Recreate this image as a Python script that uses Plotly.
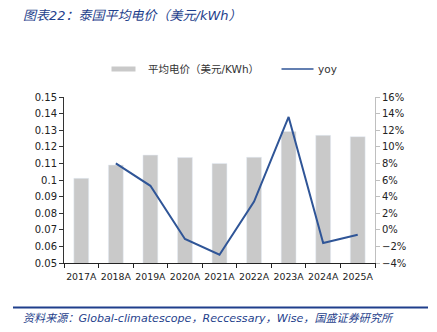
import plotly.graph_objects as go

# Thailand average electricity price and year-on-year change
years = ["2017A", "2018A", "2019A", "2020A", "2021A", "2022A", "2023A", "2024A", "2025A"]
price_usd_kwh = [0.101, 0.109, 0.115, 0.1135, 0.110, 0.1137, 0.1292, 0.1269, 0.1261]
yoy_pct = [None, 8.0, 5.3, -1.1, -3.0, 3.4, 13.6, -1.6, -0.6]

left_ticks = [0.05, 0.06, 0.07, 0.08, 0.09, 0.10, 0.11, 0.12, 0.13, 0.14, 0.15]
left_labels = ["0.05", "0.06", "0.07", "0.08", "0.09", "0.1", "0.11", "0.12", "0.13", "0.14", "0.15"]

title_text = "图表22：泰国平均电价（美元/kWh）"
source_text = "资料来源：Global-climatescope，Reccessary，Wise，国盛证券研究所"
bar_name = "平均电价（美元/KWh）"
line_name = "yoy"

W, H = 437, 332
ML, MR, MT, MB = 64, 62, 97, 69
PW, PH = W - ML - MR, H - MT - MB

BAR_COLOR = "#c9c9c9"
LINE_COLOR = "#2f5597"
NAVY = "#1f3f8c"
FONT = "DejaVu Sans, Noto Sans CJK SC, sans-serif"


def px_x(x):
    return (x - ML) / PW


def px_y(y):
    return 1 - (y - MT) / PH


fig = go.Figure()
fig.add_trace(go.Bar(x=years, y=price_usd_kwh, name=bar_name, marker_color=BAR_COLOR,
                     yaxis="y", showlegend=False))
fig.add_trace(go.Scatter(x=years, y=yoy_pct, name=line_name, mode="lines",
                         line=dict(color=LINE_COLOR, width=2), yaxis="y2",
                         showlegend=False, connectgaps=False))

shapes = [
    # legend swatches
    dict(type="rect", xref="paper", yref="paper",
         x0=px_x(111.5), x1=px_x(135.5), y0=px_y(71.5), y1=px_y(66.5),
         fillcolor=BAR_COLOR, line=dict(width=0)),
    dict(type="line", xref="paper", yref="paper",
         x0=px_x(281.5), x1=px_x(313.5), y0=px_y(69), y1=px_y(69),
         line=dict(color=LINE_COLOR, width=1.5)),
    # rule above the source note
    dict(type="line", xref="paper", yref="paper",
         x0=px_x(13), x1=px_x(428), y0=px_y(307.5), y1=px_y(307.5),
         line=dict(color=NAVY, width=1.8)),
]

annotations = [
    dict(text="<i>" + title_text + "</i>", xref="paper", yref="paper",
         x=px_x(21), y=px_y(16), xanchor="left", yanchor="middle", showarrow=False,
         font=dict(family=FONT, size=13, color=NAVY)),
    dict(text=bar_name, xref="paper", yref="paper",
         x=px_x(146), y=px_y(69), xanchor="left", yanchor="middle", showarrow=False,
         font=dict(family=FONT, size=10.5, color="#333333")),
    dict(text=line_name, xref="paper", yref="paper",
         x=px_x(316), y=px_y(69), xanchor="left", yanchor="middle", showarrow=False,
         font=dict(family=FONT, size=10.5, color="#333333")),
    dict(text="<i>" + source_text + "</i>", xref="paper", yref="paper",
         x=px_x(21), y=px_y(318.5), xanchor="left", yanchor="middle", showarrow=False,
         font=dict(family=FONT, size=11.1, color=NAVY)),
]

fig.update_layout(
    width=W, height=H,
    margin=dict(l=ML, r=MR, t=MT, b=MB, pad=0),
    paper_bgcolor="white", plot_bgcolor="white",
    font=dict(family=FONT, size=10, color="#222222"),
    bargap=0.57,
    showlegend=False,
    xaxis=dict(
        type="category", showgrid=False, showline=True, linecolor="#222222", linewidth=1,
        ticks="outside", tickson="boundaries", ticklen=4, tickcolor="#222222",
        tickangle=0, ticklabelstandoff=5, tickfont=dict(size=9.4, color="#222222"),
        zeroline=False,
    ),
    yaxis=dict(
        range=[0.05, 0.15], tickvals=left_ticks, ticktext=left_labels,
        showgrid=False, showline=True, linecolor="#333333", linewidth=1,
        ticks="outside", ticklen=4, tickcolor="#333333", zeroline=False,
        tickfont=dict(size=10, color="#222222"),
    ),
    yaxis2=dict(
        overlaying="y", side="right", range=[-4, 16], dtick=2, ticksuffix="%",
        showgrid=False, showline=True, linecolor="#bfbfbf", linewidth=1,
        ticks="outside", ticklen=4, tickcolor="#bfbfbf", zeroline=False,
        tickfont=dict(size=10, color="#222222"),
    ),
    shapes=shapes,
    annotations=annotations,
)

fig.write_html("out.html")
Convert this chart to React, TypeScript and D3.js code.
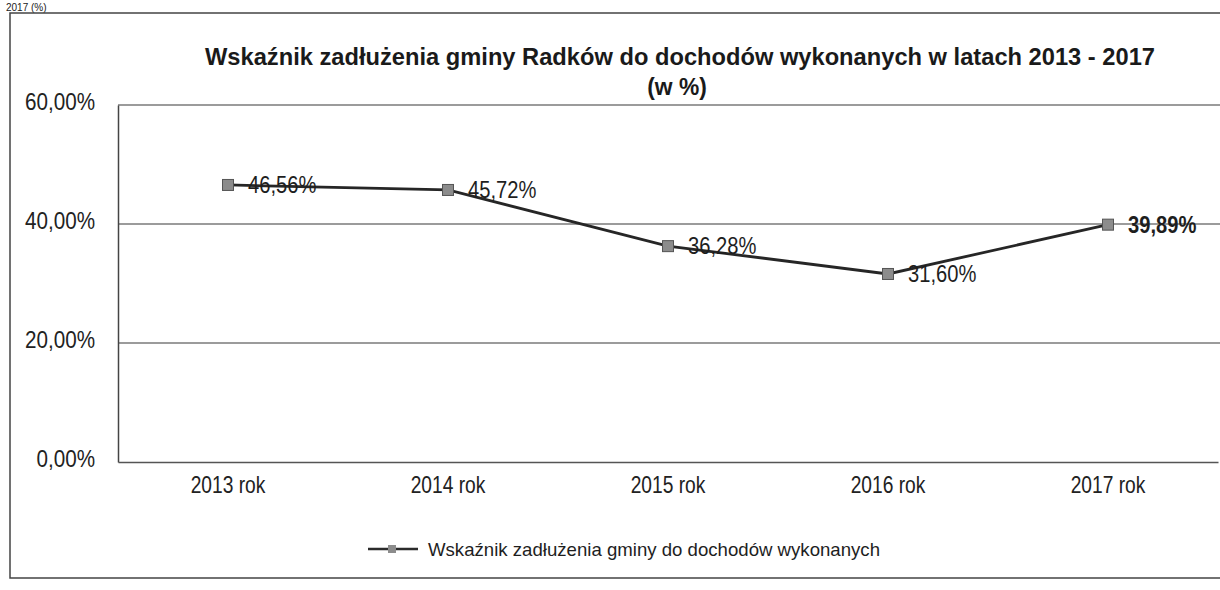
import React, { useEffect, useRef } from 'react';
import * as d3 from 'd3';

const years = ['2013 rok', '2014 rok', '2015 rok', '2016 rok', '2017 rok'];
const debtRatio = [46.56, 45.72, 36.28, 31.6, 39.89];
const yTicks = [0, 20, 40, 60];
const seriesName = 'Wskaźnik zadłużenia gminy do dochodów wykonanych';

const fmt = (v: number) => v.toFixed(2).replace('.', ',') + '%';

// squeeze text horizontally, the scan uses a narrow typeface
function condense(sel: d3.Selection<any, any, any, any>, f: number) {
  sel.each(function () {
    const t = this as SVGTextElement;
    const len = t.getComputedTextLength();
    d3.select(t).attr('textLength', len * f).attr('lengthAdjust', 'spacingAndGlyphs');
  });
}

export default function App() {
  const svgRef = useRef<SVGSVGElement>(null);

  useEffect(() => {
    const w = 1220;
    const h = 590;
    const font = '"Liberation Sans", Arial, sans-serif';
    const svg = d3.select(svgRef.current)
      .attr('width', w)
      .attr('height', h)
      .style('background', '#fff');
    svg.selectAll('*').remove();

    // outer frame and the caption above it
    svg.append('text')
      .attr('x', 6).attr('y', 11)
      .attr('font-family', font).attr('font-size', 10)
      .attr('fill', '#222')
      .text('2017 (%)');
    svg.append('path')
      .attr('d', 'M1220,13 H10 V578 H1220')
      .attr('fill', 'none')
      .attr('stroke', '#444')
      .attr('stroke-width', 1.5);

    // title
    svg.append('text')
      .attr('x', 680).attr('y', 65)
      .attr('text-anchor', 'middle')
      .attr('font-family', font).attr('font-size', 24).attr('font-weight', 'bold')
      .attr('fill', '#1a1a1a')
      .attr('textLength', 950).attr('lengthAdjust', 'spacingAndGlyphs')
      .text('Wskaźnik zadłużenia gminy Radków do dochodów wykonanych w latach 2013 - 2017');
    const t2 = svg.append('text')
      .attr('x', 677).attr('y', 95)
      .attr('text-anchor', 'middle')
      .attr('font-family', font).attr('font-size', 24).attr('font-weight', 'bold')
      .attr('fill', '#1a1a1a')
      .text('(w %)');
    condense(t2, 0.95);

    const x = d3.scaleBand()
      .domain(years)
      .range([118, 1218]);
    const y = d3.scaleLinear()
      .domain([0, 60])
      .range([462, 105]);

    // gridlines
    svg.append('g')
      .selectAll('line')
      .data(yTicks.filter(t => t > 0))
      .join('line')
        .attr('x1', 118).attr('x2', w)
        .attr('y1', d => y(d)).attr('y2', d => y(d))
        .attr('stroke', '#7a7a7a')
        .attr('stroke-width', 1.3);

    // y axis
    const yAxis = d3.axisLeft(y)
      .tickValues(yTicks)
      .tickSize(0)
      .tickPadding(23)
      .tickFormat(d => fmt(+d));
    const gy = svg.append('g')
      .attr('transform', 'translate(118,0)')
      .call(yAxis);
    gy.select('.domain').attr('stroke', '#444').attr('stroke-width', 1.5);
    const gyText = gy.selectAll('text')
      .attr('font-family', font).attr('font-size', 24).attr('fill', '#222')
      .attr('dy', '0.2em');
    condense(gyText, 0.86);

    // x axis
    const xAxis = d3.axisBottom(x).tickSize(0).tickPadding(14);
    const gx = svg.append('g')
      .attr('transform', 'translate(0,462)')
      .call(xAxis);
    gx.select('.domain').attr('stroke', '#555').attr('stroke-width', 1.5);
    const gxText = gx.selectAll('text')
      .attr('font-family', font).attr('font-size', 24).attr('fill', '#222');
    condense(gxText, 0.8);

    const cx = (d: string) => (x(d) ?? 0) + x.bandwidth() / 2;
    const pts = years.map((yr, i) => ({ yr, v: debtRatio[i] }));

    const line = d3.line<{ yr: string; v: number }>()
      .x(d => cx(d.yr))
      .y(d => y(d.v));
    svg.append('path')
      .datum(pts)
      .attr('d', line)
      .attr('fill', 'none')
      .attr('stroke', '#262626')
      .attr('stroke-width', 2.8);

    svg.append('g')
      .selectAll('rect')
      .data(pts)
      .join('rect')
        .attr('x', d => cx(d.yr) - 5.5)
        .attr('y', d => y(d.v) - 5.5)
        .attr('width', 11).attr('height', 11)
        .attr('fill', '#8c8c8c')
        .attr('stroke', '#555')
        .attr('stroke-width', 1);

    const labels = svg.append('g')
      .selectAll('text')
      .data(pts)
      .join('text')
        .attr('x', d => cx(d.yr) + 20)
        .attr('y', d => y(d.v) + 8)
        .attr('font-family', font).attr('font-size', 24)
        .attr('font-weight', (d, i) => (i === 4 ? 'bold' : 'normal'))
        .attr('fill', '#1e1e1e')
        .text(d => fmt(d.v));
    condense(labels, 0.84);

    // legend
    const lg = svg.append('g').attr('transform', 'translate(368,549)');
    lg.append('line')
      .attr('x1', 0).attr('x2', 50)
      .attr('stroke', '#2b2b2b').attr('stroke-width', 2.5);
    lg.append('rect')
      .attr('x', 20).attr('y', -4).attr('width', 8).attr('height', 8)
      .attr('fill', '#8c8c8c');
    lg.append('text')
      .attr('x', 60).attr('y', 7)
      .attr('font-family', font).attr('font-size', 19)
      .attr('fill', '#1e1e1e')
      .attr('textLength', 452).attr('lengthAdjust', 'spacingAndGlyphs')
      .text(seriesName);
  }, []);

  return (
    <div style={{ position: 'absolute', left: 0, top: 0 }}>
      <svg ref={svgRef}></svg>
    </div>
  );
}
□ □ □
* Problem description
Exactly reproduce the lines from the line holding "Convert this chart" through the line holding "svg.selectAll('*').remove();", and only those; pictures are to be left out.

* Task solution
Convert this chart to React, TypeScript and D3.js code.
import React, { useEffect, useRef } from 'react';
import * as d3 from 'd3';

const years = ['2013 rok', '2014 rok', '2015 rok', '2016 rok', '2017 rok'];
const debtRatio = [46.56, 45.72, 36.28, 31.6, 39.89];
const yTicks = [0, 20, 40, 60];
const seriesName = 'Wskaźnik zadłużenia gminy do dochodów wykonanych';

const fmt = (v: number) => v.toFixed(2).replace('.', ',') + '%';

// squeeze text horizontally, the scan uses a narrow typeface
function condense(sel: d3.Selection<any, any, any, any>, f: number) {
  sel.each(function () {
    const t = this as SVGTextElement;
    const len = t.getComputedTextLength();
    d3.select(t).attr('textLength', len * f).attr('lengthAdjust', 'spacingAndGlyphs');
  });
}

export default function App() {
  const svgRef = useRef<SVGSVGElement>(null);

  useEffect(() => {
    const w = 1220;
    const h = 590;
    const font = '"Liberation Sans", Arial, sans-serif';
    const svg = d3.select(svgRef.current)
      .attr('width', w)
      .attr('height', h)
      .style('background', '#fff');
    svg.selectAll('*').remove();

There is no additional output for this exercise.